● **GIVEN INSTRUCTION**
Check each line of the listing below for the word "draws" and say how many lines have it. Nothing else should be written.

- - -

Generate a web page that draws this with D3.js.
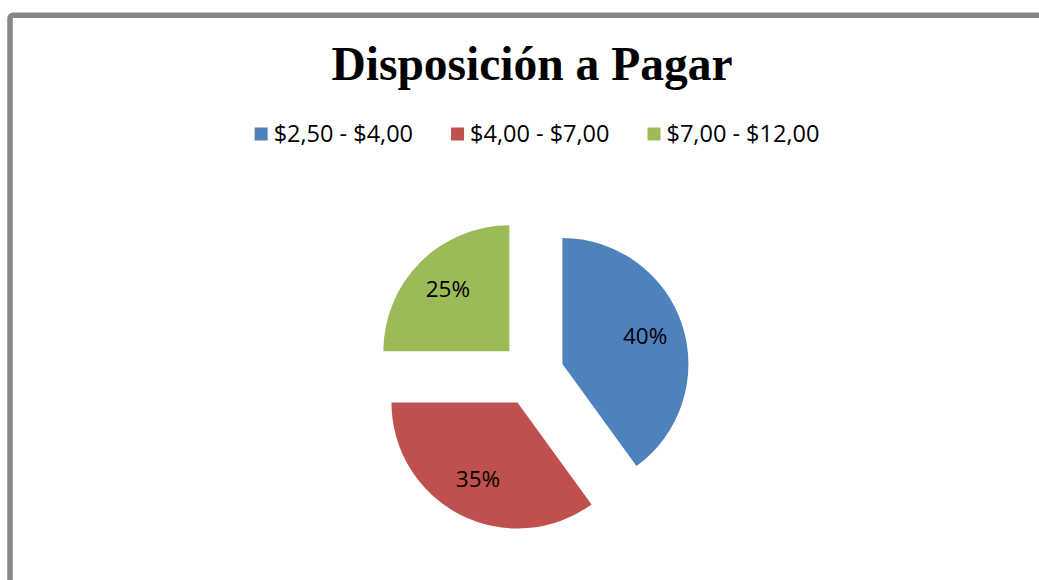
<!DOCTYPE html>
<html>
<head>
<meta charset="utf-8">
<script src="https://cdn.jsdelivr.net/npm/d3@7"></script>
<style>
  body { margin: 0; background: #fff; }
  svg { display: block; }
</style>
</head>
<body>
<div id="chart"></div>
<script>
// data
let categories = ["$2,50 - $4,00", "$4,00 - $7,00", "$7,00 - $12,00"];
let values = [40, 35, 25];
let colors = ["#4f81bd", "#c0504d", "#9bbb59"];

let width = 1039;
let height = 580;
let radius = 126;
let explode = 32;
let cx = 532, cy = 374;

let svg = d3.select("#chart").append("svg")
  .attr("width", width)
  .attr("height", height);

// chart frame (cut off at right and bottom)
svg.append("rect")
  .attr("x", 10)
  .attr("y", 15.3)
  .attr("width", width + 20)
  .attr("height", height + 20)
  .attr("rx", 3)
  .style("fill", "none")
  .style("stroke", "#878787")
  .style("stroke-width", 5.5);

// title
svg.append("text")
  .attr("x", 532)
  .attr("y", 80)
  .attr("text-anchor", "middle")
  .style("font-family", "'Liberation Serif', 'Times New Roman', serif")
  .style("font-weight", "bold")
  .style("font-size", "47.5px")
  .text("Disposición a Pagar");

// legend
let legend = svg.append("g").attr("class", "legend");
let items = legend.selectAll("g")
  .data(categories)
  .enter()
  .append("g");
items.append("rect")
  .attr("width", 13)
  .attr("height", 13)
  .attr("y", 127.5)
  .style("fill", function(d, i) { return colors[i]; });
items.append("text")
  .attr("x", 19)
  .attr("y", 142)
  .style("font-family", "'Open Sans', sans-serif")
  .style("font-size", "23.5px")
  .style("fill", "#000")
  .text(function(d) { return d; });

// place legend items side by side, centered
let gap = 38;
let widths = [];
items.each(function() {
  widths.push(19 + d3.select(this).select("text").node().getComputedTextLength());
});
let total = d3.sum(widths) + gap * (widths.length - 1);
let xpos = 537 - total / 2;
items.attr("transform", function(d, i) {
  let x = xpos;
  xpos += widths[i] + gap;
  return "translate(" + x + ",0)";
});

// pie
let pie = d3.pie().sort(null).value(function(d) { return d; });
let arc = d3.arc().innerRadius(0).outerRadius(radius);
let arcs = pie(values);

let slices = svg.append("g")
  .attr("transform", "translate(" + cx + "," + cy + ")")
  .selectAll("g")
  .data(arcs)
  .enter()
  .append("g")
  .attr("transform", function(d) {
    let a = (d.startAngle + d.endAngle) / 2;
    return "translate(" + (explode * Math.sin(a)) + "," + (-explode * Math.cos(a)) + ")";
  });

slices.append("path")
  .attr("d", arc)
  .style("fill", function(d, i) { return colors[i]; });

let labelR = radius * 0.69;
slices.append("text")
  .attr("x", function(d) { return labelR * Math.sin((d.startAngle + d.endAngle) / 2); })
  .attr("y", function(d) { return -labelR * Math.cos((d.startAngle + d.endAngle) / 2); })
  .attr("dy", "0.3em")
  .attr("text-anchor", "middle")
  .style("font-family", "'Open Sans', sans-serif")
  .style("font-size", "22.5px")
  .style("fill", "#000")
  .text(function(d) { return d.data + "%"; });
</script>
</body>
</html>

- - -

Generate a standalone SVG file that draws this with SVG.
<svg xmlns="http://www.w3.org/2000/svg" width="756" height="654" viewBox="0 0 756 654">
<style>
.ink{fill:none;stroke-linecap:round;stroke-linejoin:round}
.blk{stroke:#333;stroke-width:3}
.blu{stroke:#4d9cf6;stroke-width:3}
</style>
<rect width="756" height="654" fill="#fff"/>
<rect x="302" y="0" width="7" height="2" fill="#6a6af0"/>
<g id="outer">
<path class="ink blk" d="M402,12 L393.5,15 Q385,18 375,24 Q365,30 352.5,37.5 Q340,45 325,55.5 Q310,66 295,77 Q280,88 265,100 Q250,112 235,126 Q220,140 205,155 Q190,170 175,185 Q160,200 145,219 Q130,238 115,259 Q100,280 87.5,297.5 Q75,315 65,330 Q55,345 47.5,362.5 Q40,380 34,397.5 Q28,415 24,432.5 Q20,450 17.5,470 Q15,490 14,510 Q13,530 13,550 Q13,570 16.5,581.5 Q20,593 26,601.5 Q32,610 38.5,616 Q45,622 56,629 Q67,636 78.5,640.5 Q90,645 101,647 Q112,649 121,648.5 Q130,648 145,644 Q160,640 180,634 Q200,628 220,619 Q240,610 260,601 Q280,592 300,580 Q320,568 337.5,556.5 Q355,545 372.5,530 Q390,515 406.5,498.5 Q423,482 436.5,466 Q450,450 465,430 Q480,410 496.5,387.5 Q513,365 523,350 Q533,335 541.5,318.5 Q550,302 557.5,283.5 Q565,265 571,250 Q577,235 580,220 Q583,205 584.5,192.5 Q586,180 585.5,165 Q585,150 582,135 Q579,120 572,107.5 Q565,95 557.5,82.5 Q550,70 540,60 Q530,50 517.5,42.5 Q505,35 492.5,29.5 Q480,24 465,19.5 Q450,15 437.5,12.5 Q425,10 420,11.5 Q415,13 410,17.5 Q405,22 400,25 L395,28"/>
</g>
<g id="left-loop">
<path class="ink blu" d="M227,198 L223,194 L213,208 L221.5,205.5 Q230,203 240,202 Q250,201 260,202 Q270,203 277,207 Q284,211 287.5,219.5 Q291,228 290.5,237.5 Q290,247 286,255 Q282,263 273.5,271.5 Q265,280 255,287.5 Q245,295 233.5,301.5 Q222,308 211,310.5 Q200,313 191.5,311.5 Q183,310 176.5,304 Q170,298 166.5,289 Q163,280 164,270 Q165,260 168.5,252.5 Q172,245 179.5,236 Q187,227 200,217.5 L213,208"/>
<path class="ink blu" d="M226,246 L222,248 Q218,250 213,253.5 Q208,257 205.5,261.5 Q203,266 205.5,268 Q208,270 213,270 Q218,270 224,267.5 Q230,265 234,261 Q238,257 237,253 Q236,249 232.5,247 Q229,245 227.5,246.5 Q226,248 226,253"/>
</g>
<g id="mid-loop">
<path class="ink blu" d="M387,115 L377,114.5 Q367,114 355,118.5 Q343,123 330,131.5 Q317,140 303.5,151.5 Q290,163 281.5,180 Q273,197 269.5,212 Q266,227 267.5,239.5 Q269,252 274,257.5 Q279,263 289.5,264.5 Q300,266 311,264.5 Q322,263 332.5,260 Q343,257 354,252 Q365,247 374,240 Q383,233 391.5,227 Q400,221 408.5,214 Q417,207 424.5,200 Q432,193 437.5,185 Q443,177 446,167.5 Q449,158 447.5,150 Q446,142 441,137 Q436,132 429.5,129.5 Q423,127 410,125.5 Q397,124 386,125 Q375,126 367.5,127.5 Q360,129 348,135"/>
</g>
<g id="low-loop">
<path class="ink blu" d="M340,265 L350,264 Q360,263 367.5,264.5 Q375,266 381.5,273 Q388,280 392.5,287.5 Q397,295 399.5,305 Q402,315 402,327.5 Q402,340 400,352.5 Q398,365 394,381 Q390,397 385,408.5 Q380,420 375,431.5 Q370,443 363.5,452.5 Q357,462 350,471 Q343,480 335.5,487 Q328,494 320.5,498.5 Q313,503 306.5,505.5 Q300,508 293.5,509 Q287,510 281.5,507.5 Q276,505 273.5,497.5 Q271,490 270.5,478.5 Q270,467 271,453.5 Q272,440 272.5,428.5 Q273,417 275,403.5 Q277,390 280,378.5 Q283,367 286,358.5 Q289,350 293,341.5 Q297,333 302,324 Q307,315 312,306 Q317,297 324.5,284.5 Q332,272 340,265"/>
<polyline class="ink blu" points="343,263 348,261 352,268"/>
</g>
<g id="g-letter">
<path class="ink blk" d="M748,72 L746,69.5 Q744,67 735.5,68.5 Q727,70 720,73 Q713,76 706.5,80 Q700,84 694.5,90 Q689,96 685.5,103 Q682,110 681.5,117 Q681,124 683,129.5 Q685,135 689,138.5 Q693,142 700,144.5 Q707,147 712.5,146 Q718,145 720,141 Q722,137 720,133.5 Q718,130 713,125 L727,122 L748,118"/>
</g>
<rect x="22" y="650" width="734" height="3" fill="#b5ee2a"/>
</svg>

- - -

● **PROBLEM SOLUTION**
2